Via Negativa: According to Taleb, “the first step towards antifragility consists in first decreasing downside.” We do that through practicing via negativa — a Latin phrase borrowed from theology. Instead of focusing your time on adding things to your life to make it better, focus first on subtracting habits, practices, things, people that fragilize you.
Skin in the Game: People who have accepted risk and responsibility for their words.
Mode: A way or manner in which you do something you experience, express, or do things.
Explanatory Style: An explanatory style is a cognitive personality variable reflecting the way that people habitually explain the causes of good and bad events. There are three crucial dimensions to explanatory style: permanence, pervasiveness, and personalization.
The dimension ‘permanence’ is about time.
This dimension refers to whether the causes of an event are perceived as temporary or permanent.
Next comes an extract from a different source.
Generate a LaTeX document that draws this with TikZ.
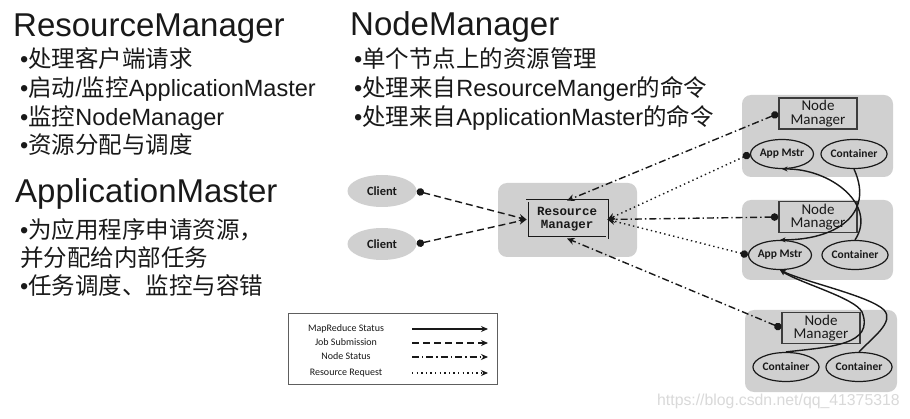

The dimension ‘pervasiveness’ involves the generalizability of an event; is the event believed to have a specific cause or a universal cause?
The dimension ‘personalization’ is about who we believe is responsible for the event; ourselves (internal) or someone or something externally (external).
10 Ways To Go Beyond Resilience & Become Antifragile
Build in Buffer & Redundancy
Seek Optionality Instead of Forecasting
Suffer Voluntarily to Avoid Involuntary Suffering
The Adversity Level up
Use the Barbell Strategy
Be Aware of the Lindy Effect
Practice Via Negativa
Assess Skin in the Game
Develop Backup Modes & States
Invert Your Explanatory Style
Deal, Feel, Heal, Seal for Post Traumatic Growth:
Deal: Writing a Trauma Narrative. In the first step, you create the trauma narrative. The trauma narrative is your telling of the story of the traumatic experience(s).
Feel: As the name of the main technique used in this step suggests, this is where the client is exposed to the traumatic memory in order to connect the fragmented cognitive and emotional aspects and facilitate catharsis. Imaginal exposure therapy is applied in this step, in which the client reads his or her trauma narrative and the therapist guides the client through processing of the event.
Heal: In step three, the focus is on helping the client put the pieces back together, but in a new and stronger configuration than before.The therapist will emphasize three concepts to the client:
Freedom of choice – The therapist explains that, while the client did not choose to experience the trauma that led them here, they are in control of their choices going forward. The narrative therapy concept of “rewriting the ending” is discussed to help the client see that he or she can create their own path.
Finding meaning from the experience – The therapist discusses how the client can find meaning in their experience, however, is appropriate and feasible for them.
The Hero archetype – Finally, the therapist walks the client through the transformative journey of the Hero
Seal: The Mind as a Filing Cabinet. The final step of the PTGP involves tying up loose ends and putting the finishing touches on the reorganization of the traumatic memory. The “mind as a filing cabinet” metaphor is a great one to use in this step. In this metaphor, the memory of the traumatic experience is likened to a file that is unorganized, scattered throughout the filing cabinet that is the mind. Instead of each component being neatly sorted with the others, they are separated into dozens of different folders with no rhyme or reason, making it confusing and potentially disruptive when one of them is inspected.